First of all, it’s never too early to start teaching your child the value of money. Even preschoolers can “pay shops” and learn how money works at its most basic level. 

My daughter loved this talking Piggy Bank when she was little. 

Start when you go to the grocery store and make sure to let them know how much things costs and that some things are more expensive than others. 

Slightly older children can learn financial responsibility with this job lists method: 

These steps will help your kids learn these valuable life concepts:

Establish a list of household chores

Decide how much you’ll pay your kids to complete each job.

Assign prices you’re comfortable with.

Focus on coming up with age-appropriate jobs for each child. Make separate lists for children if there’s more than 2 or 3 years’ difference in their ages.
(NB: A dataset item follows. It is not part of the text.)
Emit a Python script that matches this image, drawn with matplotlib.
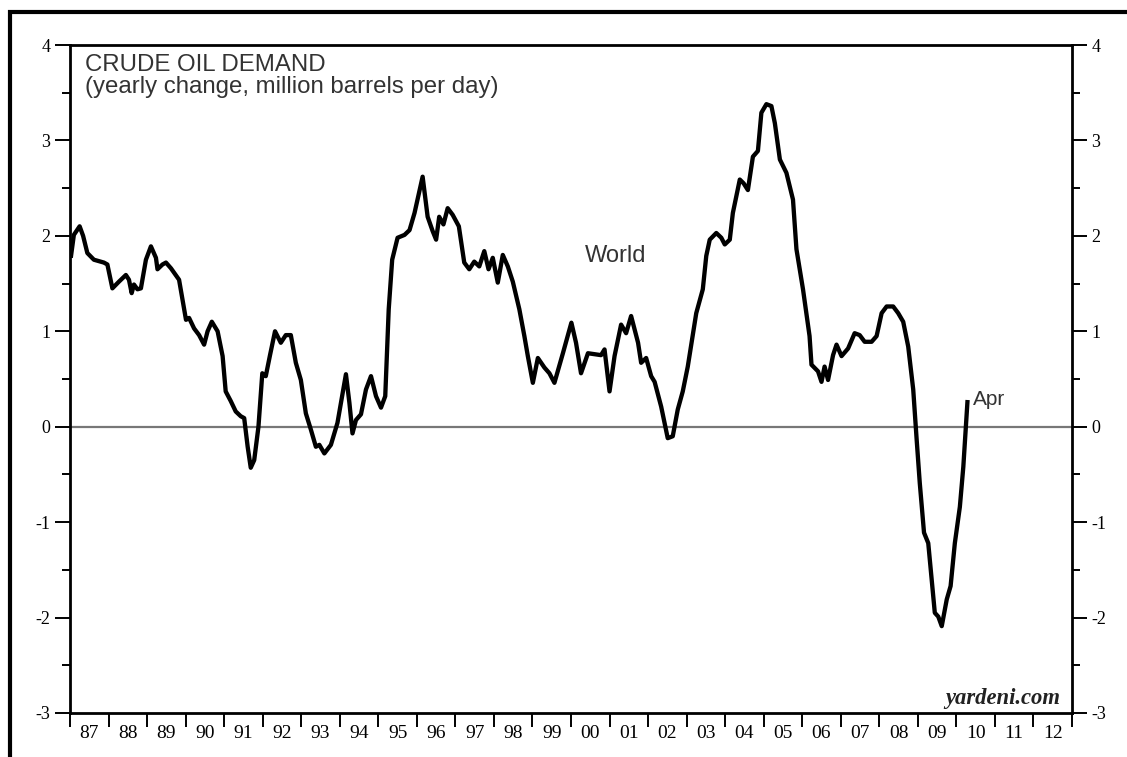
import matplotlib.pyplot as plt
from matplotlib.patches import Rectangle
from matplotlib.ticker import MultipleLocator

plt.rcParams["axes.unicode_minus"] = False

# world crude oil demand, yearly change (mb/d)
dates = [
    1987.02, 1987.10, 1987.25, 1987.34, 1987.45, 1987.62, 1987.88, 1987.97,
    1988.10, 1988.27, 1988.45, 1988.53, 1988.60, 1988.66, 1988.75, 1988.84, 1988.97,
    1989.10, 1989.23, 1989.27, 1989.40, 1989.49, 1989.62, 1989.83, 1989.92,
    1990.01, 1990.09, 1990.22, 1990.35, 1990.48, 1990.57, 1990.68, 1990.83, 1990.96,
    1991.04, 1991.17, 1991.30, 1991.43, 1991.52, 1991.61, 1991.69, 1991.78, 1991.89, 1991.99,
    1992.08, 1992.19, 1992.32, 1992.47, 1992.60, 1992.73, 1992.86, 1992.99,
    1993.12, 1993.25, 1993.38, 1993.47, 1993.60, 1993.77, 1993.94,
    1994.03, 1994.16, 1994.25, 1994.33, 1994.42, 1994.55, 1994.68, 1994.81, 1994.94,
    1995.07, 1995.18, 1995.27, 1995.36, 1995.50, 1995.68, 1995.81, 1995.94,
    1996.15, 1996.28, 1996.41, 1996.50, 1996.58, 1996.69, 1996.80, 1996.93,
    1997.09, 1997.23, 1997.36, 1997.49, 1997.62, 1997.75, 1997.86, 1997.97,
    1998.10, 1998.23, 1998.36, 1998.49, 1998.66, 1998.79, 1998.88,
    1999.01, 1999.14, 1999.31, 1999.44, 1999.57, 1999.79,
    2000.01, 2000.13, 2000.26, 2000.44, 2000.78, 2000.87,
    2001.00, 2001.13, 2001.30, 2001.43, 2001.56, 2001.74, 2001.82, 2001.95,
    2002.08, 2002.17, 2002.34, 2002.51, 2002.64, 2002.77, 2002.90,
    2003.03, 2003.25, 2003.42, 2003.51, 2003.60, 2003.77, 2003.90, 2003.99,
    2004.12, 2004.20, 2004.38, 2004.48, 2004.59, 2004.72, 2004.85, 2004.94,
    2005.07, 2005.20, 2005.29, 2005.42, 2005.59, 2005.76, 2005.85,
    2006.02, 2006.19, 2006.24, 2006.41, 2006.50, 2006.58, 2006.67, 2006.80, 2006.89,
    2007.02, 2007.19, 2007.36, 2007.49, 2007.62, 2007.80, 2007.93,
    2008.06, 2008.19, 2008.36, 2008.49, 2008.62, 2008.75, 2008.88, 2008.97,
    2009.05, 2009.16, 2009.27, 2009.36, 2009.44, 2009.53, 2009.62, 2009.75, 2009.85, 2009.96,
    2010.09, 2010.18, 2010.29,
]
values = [
    1.77, 2.01, 2.10, 2.00, 1.82, 1.75, 1.72, 1.70,
    1.45, 1.52, 1.59, 1.54, 1.40, 1.49, 1.44, 1.45, 1.75,
    1.89, 1.77, 1.65, 1.70, 1.72, 1.66, 1.54, 1.33,
    1.12, 1.14, 1.03, 0.96, 0.86, 1.00, 1.10, 1.00, 0.74,
    0.37, 0.27, 0.16, 0.11, 0.09, -0.21, -0.43, -0.35, 0.00, 0.56,
    0.53, 0.75, 1.00, 0.88, 0.96, 0.96, 0.67, 0.49,
    0.14, -0.03, -0.21, -0.19, -0.28, -0.19, 0.04,
    0.25, 0.55, 0.25, -0.07, 0.07, 0.13, 0.39, 0.53, 0.32,
    0.20, 0.32, 1.23, 1.75, 1.98, 2.01, 2.06, 2.24,
    2.62, 2.20, 2.05, 1.96, 2.20, 2.12, 2.29, 2.22,
    2.10, 1.72, 1.65, 1.73, 1.68, 1.84, 1.65, 1.77,
    1.51, 1.80, 1.68, 1.52, 1.23, 0.95, 0.74,
    0.46, 0.72, 0.62, 0.56, 0.46, 0.77,
    1.09, 0.88, 0.56, 0.77, 0.75, 0.81,
    0.37, 0.74, 1.07, 0.98, 1.16, 0.88, 0.67, 0.72,
    0.53, 0.47, 0.21, -0.12, -0.10, 0.18, 0.37,
    0.63, 1.19, 1.44, 1.79, 1.96, 2.03, 1.98, 1.91,
    1.96, 2.24, 2.59, 2.55, 2.48, 2.83, 2.89, 3.29,
    3.38, 3.36, 3.18, 2.80, 2.66, 2.38, 1.86,
    1.44, 0.95, 0.65, 0.58, 0.47, 0.63, 0.49, 0.75, 0.86,
    0.74, 0.82, 0.98, 0.96, 0.89, 0.89, 0.95,
    1.19, 1.26, 1.26, 1.19, 1.10, 0.84, 0.39, -0.14,
    -0.59, -1.11, -1.22, -1.60, -1.95, -1.99, -2.09, -1.81, -1.67, -1.22,
    -0.84, -0.42, 0.28,
]

years = list(range(1987, 2014))
year_labels = ["87", "88", "89", "90", "91", "92", "93", "94", "95", "96", "97", "98", "99",
               "00", "01", "02", "03", "04", "05", "06", "07", "08", "09", "10", "11", "12"]
y_ticks = [-3, -2, -1, 0, 1, 2, 3, 4]

W, H = 1127, 757
fig = plt.figure(figsize=(W / 100, H / 100), dpi=100)
ax = fig.add_axes([70 / W, 1 - 713 / H, 1002 / W, 668 / H])

ax.axhline(0, color="#777777", lw=1.6, zorder=1)
ax.plot(dates, values, color="black", lw=3.1, solid_joinstyle="round", solid_capstyle="butt", zorder=3)

ax.set_xlim(1987, 2013)
ax.set_ylim(-3, 4)

for s in ax.spines.values():
    s.set_linewidth(2.0)

# y axis on both sides
ax.set_yticks(y_ticks)
ax.yaxis.set_minor_locator(MultipleLocator(0.5))
ax.tick_params(axis="y", which="major", direction="out", length=11, width=1.4,
               left=True, right=True, labelleft=True, labelright=True,
               labelsize=13, pad=3, labelfontfamily="Liberation Serif")
ax.tick_params(axis="y", which="minor", direction="out", length=6, width=1.4,
               left=True, right=True)

# x axis: ticks at year start, labels mid-year
ax.set_xticks(years)
ax.set_xticklabels([])
ax.set_xticks([y + 0.5 for y in years[:-1]], labels=year_labels, minor=True)
ax.tick_params(axis="x", which="major", direction="out", length=10, width=1.4, top=False)
ax.tick_params(axis="x", which="minor", length=0, pad=9, labelsize=14,
               labelfontfamily="Liberation Serif")

fig.text(85 / W, 1 - 54 / H, "CRUDE OIL DEMAND", va="top", ha="left",
         fontsize=17.3, family="Liberation Sans", color="#333333")
fig.text(85 / W, 1 - 76 / H, "(yearly change, million barrels per day)", va="top", ha="left",
         fontsize=17.3, family="Liberation Sans", color="#333333")
fig.text(585 / W, 1 - 256 / H, "World", va="center", ha="left",
         fontsize=17, family="Liberation Sans", color="#333333")
ax.annotate("Apr", xy=(dates[-1], values[-1]), xytext=(4, 0), textcoords="offset points",
            va="center", ha="left", fontsize=15, family="Liberation Sans", color="#333333")
fig.text(1060 / W, 1 - 704 / H, "yardeni.com", va="baseline", ha="right",
         fontsize=16.3, family="Liberation Serif", weight="bold", style="italic", color="#222222")

# outer frame (only the left and top edges fall inside the image)
fig.add_artist(Rectangle((10 / W, -0.1), 1.2, 1 - 12 / H + 0.1, transform=fig.transFigure,
                         fill=False, edgecolor="black", lw=3.0))

fig.savefig("out.png", dpi=100)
  • Consider these examples for a 10 year old child’s job list:
    • Sweep the kitchen, $1.00
    • Load the dishwasher, $1.00
    • Dust the living room tables, $1.00
  • Examples for 12 to 14 year old children are:
  • Clean the bathroom, $3.00
  • Mop the kitchen, $3.00
  • Polish the silver tea set, $2.00

Conduct a family meeting to explain to the kids about how the job list works.

How Job Lists Work

When the children choose to complete a task on the list, they must first ask permission to do the task.

This step is to avoid children doing a task just after someone else completed it, thus not really doing the work necessary to earn the money.

Require the children saves a certain percentage of their earnings. A reasonable amount is 20 to 50 per cent.

Have them either place their savings in a separate piggy bank or take the kids to the bank to open their own savings accounts.

Explain that as they mature, they can buy almost anything they want, as long as they save for it. Mention it’s also important to save for “a rainy day.”

Compensation can be paid immediately or at the end of the week.

If you select the “pay day” method at the end of the week, keep in mind you’ll need to keep a record of each child’s completed jobs and amounts earned during the week.

Praise your kids’ efforts to do the jobs. Compliment your kids’ cheerfulness while they’re working and focus on any positive behaviours and attitudes they demonstrate.

  • Talk about how being responsible is a wonderful “grown-up” characteristic for them to have.
  • Reinforce the children’s independence and perseverance in completing jobs.

Make adjustments and additions to job lists as your kids get older so tasks fit their ages.

Using job lists at home is very effective in teaching kids the values of working, earning money, and saving.

When children learn these concepts as youngsters, they’ll grow up to enjoy work and value saving as well.